Return all lines in the material below that contain "with".
▼
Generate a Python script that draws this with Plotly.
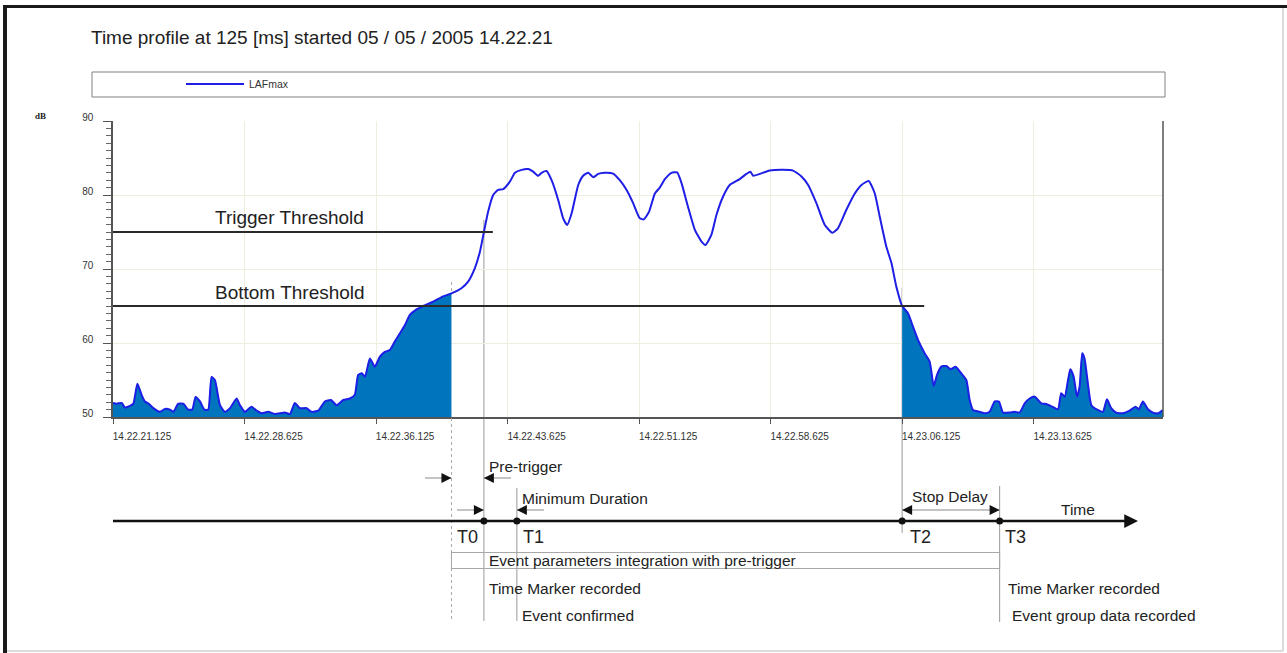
import plotly.graph_objects as go

# ---------------- data ----------------
title_text = "Time profile at 125 [ms] started 05 / 05 / 2005 14.22.21"
series_name = "LAFmax"

# seconds after 14.22.21.125
t_sec = [0.00, 0.21, 0.50, 0.68, 0.97, 1.16, 1.39, 1.63, 1.82, 2.01, 2.30, 2.68, 2.96, 3.25, 3.44,
         3.72, 4.01, 4.29, 4.52, 4.71, 4.96, 5.21, 5.43, 5.62, 5.81, 6.10, 6.38, 6.67, 7.05, 7.24,
         7.52, 7.90, 8.19, 8.48, 8.85, 9.23, 9.80, 10.09, 10.37, 10.66, 11.04, 11.32, 11.70, 12.08,
         12.43, 12.75, 13.13, 13.51, 13.79, 13.98, 14.18, 14.37, 14.65, 14.93, 15.22, 15.50, 15.79,
         16.07, 16.36, 16.64, 16.93, 17.31, 17.69, 18.26, 18.83, 19.30, 19.87, 20.25, 20.63, 20.92,
         21.21, 21.39, 21.68, 21.96, 22.25, 22.63, 22.92, 23.30, 23.68, 23.96, 24.25, 24.44, 24.72,
         25.01, 25.39, 25.67, 25.90, 26.15, 26.53, 26.81, 27.10, 27.39, 27.67, 28.04, 28.52, 28.90,
         29.28, 29.66, 30.04, 30.27, 30.57, 30.90, 31.18, 31.47, 31.85, 32.17, 32.42, 32.79, 33.18,
         33.56, 33.78, 34.12, 34.41, 34.79, 35.17, 35.74, 36.12, 36.35, 36.50, 36.88, 37.45, 38.21,
         38.78, 39.26, 39.64, 40.11, 40.59, 41.02, 41.34, 41.82, 42.30, 42.68, 43.09, 43.44, 43.72,
         44.10, 44.39, 44.67, 45.00, 45.34, 45.62, 45.91, 46.29, 46.57, 46.80, 46.99, 47.23, 47.52,
         47.75, 48.05, 48.37, 48.66, 48.85, 49.04, 49.42, 49.71, 49.99, 50.28, 50.52, 50.75, 51.13,
         51.42, 51.70, 51.99, 52.27, 52.56, 52.94, 53.22, 53.56, 53.89, 54.07, 54.27, 54.46, 54.59,
         54.78, 54.97, 55.12, 55.27, 55.40, 55.59, 55.79, 56.16, 56.45, 56.68, 56.92, 57.21, 57.59,
         57.97, 58.31, 58.50, 58.73, 59.02, 59.30, 59.59, 59.875]
laf_db = [51.9, 51.8, 51.9, 51.3, 51.5, 51.8, 54.5, 53.0, 52.1, 51.85, 51.2, 50.7, 51.1, 51.0, 50.7,
          51.8, 51.8, 51.0, 51.0, 52.7, 52.1, 51.0, 51.0, 55.4, 55.0, 51.6, 50.7, 51.2, 52.5, 51.6,
          50.7, 51.4, 50.85, 50.5, 50.7, 50.4, 50.6, 50.4, 51.9, 51.2, 51.2, 50.7, 50.85, 52.1,
          52.3, 51.6, 52.3, 52.5, 53.0, 55.7, 55.9, 55.45, 57.9, 56.8, 58.15, 58.8, 59.05,
          60.2, 61.3, 62.4, 63.8, 64.55, 65.0, 65.6, 66.3, 66.7, 67.4, 68.3, 70.1, 72.3,
          75.7, 77.75, 80.0, 80.7, 80.8, 81.8, 83.0, 83.4, 83.5, 83.15, 82.6, 83.0, 83.25,
          82.0, 79.3, 76.85, 75.95, 77.5, 81.35, 82.6, 83.0, 82.4, 82.85, 83.0, 82.9, 82.0,
          80.7, 78.9, 76.85, 76.7, 77.75, 80.2, 81.0, 82.15, 83.0, 83.05, 81.6, 78.4, 75.3,
          73.7, 73.25, 74.6, 77.3, 79.8, 81.35, 82.15, 82.85, 83.15, 82.6, 82.85, 83.3, 83.4,
          83.3, 82.5, 81.35, 78.9, 75.95, 74.9, 75.5, 78.0, 80.2, 81.35, 81.9, 80.2, 77.1,
          73.0, 70.8, 67.6, 65.0, 64.0, 62.2, 60.4, 58.6, 57.5, 54.2, 55.7, 56.8, 56.9,
          56.45, 56.8, 55.9, 55.0, 52.3, 50.95, 50.7, 50.5, 50.7, 52.1, 52.1, 50.6, 50.6,
          50.7, 50.6, 51.85, 52.5, 52.75, 51.85, 51.75, 51.4, 51.05, 53.2, 52.75, 55.0, 56.45,
          55.45, 52.75, 54.1, 58.6, 57.9, 54.55, 51.6, 50.95, 50.7, 52.4, 51.2, 50.6, 50.5,
          50.85, 51.4, 51.05, 52.1, 51.05, 50.6, 50.5, 50.95]

tick_seconds = [0, 7.5, 15, 22.5, 30, 37.5, 45, 52.5]
tick_labels = ["14.22.21.125", "14.22.28.625", "14.22.36.125", "14.22.43.625",
               "14.22.51.125", "14.22.58.625", "14.23.06.125", "14.23.13.625"]
x_end = 59.875
db_range = [50, 90]

trigger_threshold = 75
bottom_threshold = 65
trigger_line_end = 21.66
bottom_line_end = 46.26

t_pre = 19.30   # pre-trigger start
t_T0 = 21.15
t_T1 = 23.03
t_T2 = 45.00
t_T3 = 50.56

# ---------------- layout helpers ----------------
W, H = 1287, 653
L, R, T, B = 113, 124, 121, 236
PW, PH = W - L - R, H - T - B


def py(pix):  # pixel y -> paper y
    return (H - B - pix) / PH


def px(pix):  # pixel x -> paper x
    return (pix - L) / PW


def tx(pix):  # pixel x -> data x (seconds)
    return (pix - L) / PW * x_end


LINE_BLUE = "#1e1ee6"
FILL_BLUE = "#0074bd"
GRAY = "#9a9a9a"
FONT = "Arial, Liberation Sans, sans-serif"

fig = go.Figure()

pre_idx = [i for i, t in enumerate(t_sec) if t <= t_pre]
post_idx = [i for i, t in enumerate(t_sec) if t >= t_T2]
for idx in (pre_idx, post_idx):
    fig.add_trace(go.Scatter(
        x=[t_sec[i] for i in idx], y=[laf_db[i] for i in idx],
        mode="lines", line=dict(color=FILL_BLUE, width=0.5, shape="spline", smoothing=0.5),
        fill="tozeroy", fillcolor=FILL_BLUE, showlegend=False, hoverinfo="skip"))

fig.add_trace(go.Scatter(
    x=t_sec, y=laf_db, mode="lines", name=series_name,
    line=dict(color=LINE_BLUE, width=2, shape="spline", smoothing=0.5)))

shapes = []
# outer frame
shapes.append(dict(type="line", xref="paper", yref="paper", x0=px(3), x1=px(1287), y0=py(6.5), y1=py(6.5),
                   line=dict(color="#1a1a1a", width=3)))
shapes.append(dict(type="line", xref="paper", yref="paper", x0=px(5), x1=px(5), y0=py(5), y1=py(653),
                   line=dict(color="#1a1a1a", width=4)))
shapes.append(dict(type="line", xref="paper", yref="paper", x0=px(1283), x1=px(1283), y0=py(8), y1=py(651),
                   line=dict(color="#d0d0d0", width=1.5)))
shapes.append(dict(type="line", xref="paper", yref="paper", x0=px(7), x1=px(1283), y0=py(651), y1=py(651),
                   line=dict(color="#d0d0d0", width=1.5)))
# legend box
shapes.append(dict(type="rect", xref="paper", yref="paper", x0=px(92), x1=px(1165), y0=py(97), y1=py(72),
                   line=dict(color="#808080", width=1)))
# vertical event lines
for y0, y1 in [(282, 294), (418, 621)]:
    shapes.append(dict(type="line", xref="x", yref="paper", x0=t_pre, x1=t_pre, y0=py(y0), y1=py(y1),
                       line=dict(color="#a8a8a8", width=1, dash="dot")))
shapes.append(dict(type="line", xref="x", yref="paper", x0=t_T0, x1=t_T0, y0=py(220), y1=py(621),
                   line=dict(color=GRAY, width=1), layer="below"))
shapes.append(dict(type="line", xref="x", yref="paper", x0=t_T1, x1=t_T1, y0=py(488), y1=py(621),
                   line=dict(color=GRAY, width=1)))
shapes.append(dict(type="line", xref="x", yref="paper", x0=t_T2, x1=t_T2, y0=py(288), y1=py(533),
                   line=dict(color=GRAY, width=1), layer="below"))
shapes.append(dict(type="line", xref="x", yref="paper", x0=t_T3, x1=t_T3, y0=py(486), y1=py(622),
                   line=dict(color=GRAY, width=1)))
# thresholds
shapes.append(dict(type="line", xref="x", yref="y", x0=tx(112), x1=trigger_line_end,
                   y0=trigger_threshold, y1=trigger_threshold, line=dict(color="#2a2a2a", width=2)))
shapes.append(dict(type="line", xref="x", yref="y", x0=tx(112), x1=bottom_line_end,
                   y0=bottom_threshold, y1=bottom_threshold, line=dict(color="#2a2a2a", width=2)))
# right plot border
shapes.append(dict(type="line", xref="paper", yref="paper", x0=1, x1=1, y0=0, y1=1,
                   line=dict(color="#555555", width=1.5)))
# integration box
shapes.append(dict(type="rect", xref="x", yref="paper", x0=t_pre, x1=t_T3, y0=py(568.5), y1=py(552.5),
                   line=dict(color="#a8a8a8", width=1)))
# arrow shafts (gray)
yp = py(478)
ym = py(510)
for a, b, yy in [(tx(425), t_pre, yp), (t_T0, tx(511), yp), (tx(457), t_T0, ym), (t_T1, tx(544), ym),
                 (t_T2, t_T3, ym)]:
    shapes.append(dict(type="line", xref="x", yref="paper", x0=a, x1=b, y0=yy, y1=yy,
                       line=dict(color="#b0b0b0", width=1.5)))
# time axis line
y_axis_line = py(521)
shapes.append(dict(type="line", xref="x", yref="paper", x0=tx(112), x1=tx(1128), y0=y_axis_line, y1=y_axis_line,
                   line=dict(color="#111111", width=2.5)))
# event dots
for tt in (t_T0, t_T1, t_T2, t_T3):
    shapes.append(dict(type="circle", xref="x", yref="paper", xsizemode="pixel", ysizemode="pixel",
                       xanchor=tt, yanchor=y_axis_line, x0=-3.5, x1=3.5, y0=-3.5, y1=3.5,
                       fillcolor="#111111", line=dict(color="#111111", width=0)))

annotations = []


def text(t, yref, y, s, size=15.5, color="#222222", family=FONT):
    annotations.append(dict(x=t, y=y, xref="x", yref=yref, text=s, showarrow=False,
                            xanchor="left", yanchor="middle",
                            font=dict(family=family, size=size, color=color)))


text(tx(213), "y", 90 - (217 - T) / 7.4, "Trigger Threshold", size=19)
text(tx(213), "y", 90 - (292 - T) / 7.4, "Bottom Threshold", size=19)
text(tx(487), "paper", py(466), "Pre-trigger")
text(tx(520), "paper", py(498), "Minimum Duration")
text(tx(910), "paper", py(496), "Stop Delay")
text(tx(1059), "paper", py(509), "Time")
text(tx(455), "paper", py(537), "T0", size=18)
text(tx(521), "paper", py(537), "T1", size=18)
text(tx(908), "paper", py(537), "T2", size=18)
text(tx(1003), "paper", py(537), "T3", size=18)
text(tx(487), "paper", py(560), "Event parameters integration with pre-trigger")
text(tx(487), "paper", py(588), "Time Marker recorded")
text(tx(520), "paper", py(615), "Event confirmed")
text(tx(1006), "paper", py(588), "Time Marker recorded")
text(tx(1010), "paper", py(615), "Event group data recorded")

# dB label
annotations.append(dict(x=px(40), y=py(116), xref="paper", yref="paper", text="<b>dB</b>", showarrow=False,
                        xanchor="center", yanchor="middle",
                        font=dict(family="Liberation Serif, serif", size=9, color="#222222")))


def arrowhead(tip_t, yy, direction):
    annotations.append(dict(x=tip_t, y=yy, xref="x", yref="paper", ax=-9 * direction, ay=0,
                            axref="pixel", ayref="pixel", text="", showarrow=True,
                            arrowhead=2, arrowsize=1, arrowwidth=2, arrowcolor="#111111", standoff=0))


arrowhead(t_pre, yp, 1)
arrowhead(t_T0, yp, -1)
arrowhead(t_T0, ym, 1)
arrowhead(t_T1, ym, -1)
arrowhead(t_T2, ym, -1)
arrowhead(t_T3, ym, 1)
# main time arrow head
annotations.append(dict(x=tx(1138), y=y_axis_line, xref="x", yref="paper", ax=-14, ay=0,
                        text="", showarrow=True, arrowhead=2, arrowsize=1.1, arrowwidth=2.5,
                        arrowcolor="#111111", standoff=0))

fig.update_layout(
    width=W, height=H,
    margin=dict(l=L, r=R, t=T, b=B, pad=0),
    paper_bgcolor="white", plot_bgcolor="white",
    font=dict(family=FONT, color="#333333"),
    title=dict(text=title_text, x=91 / W, xanchor="left", y=1 - 37 / H, yanchor="middle",
               font=dict(family=FONT, size=19, color="#222222")),
    showlegend=True,
    legend=dict(x=px(181), y=py(84), xanchor="left", yanchor="middle", bgcolor="rgba(0,0,0,0)",
                borderwidth=0, font=dict(family=FONT, size=10.5, color="#333333"), itemwidth=58),
    shapes=shapes,
    annotations=annotations,
    xaxis=dict(range=[0, x_end], tickvals=tick_seconds, ticktext=tick_labels,
               showgrid=True, gridcolor="#eeeddf", gridwidth=1, zeroline=False,
               showline=True, linecolor="#555555", linewidth=1.5,
               ticks="outside", ticklen=5, tickcolor="#555555",
               tickfont=dict(family=FONT, size=10, color="#333333"),
               ticklabelshift=29, ticklabelstandoff=4),
    yaxis=dict(range=db_range, tickvals=[50, 60, 70, 80, 90], showgrid=True, gridcolor="#eeeddf",
               zeroline=False, showline=True, linecolor="#555555", linewidth=1.5,
               ticks="outside", ticklen=8, tickcolor="#555555",
               minor=dict(dtick=1, ticks="outside", ticklen=5, tickcolor="#666666", showgrid=False),
               tickfont=dict(family=FONT, size=10, color="#333333"),
               ticklabelstandoff=8, ticklabelshift=-4),
)

fig.write_html("out.html", config={"displayModeBar": False},
               post_script="document.body.style.margin='0px';document.body.style.padding='0px';")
▲
§ **Worked solution**:
Generate a Python script that draws this with Plotly.
text(tx(487), "paper", py(560), "Event parameters integration with pre-trigger")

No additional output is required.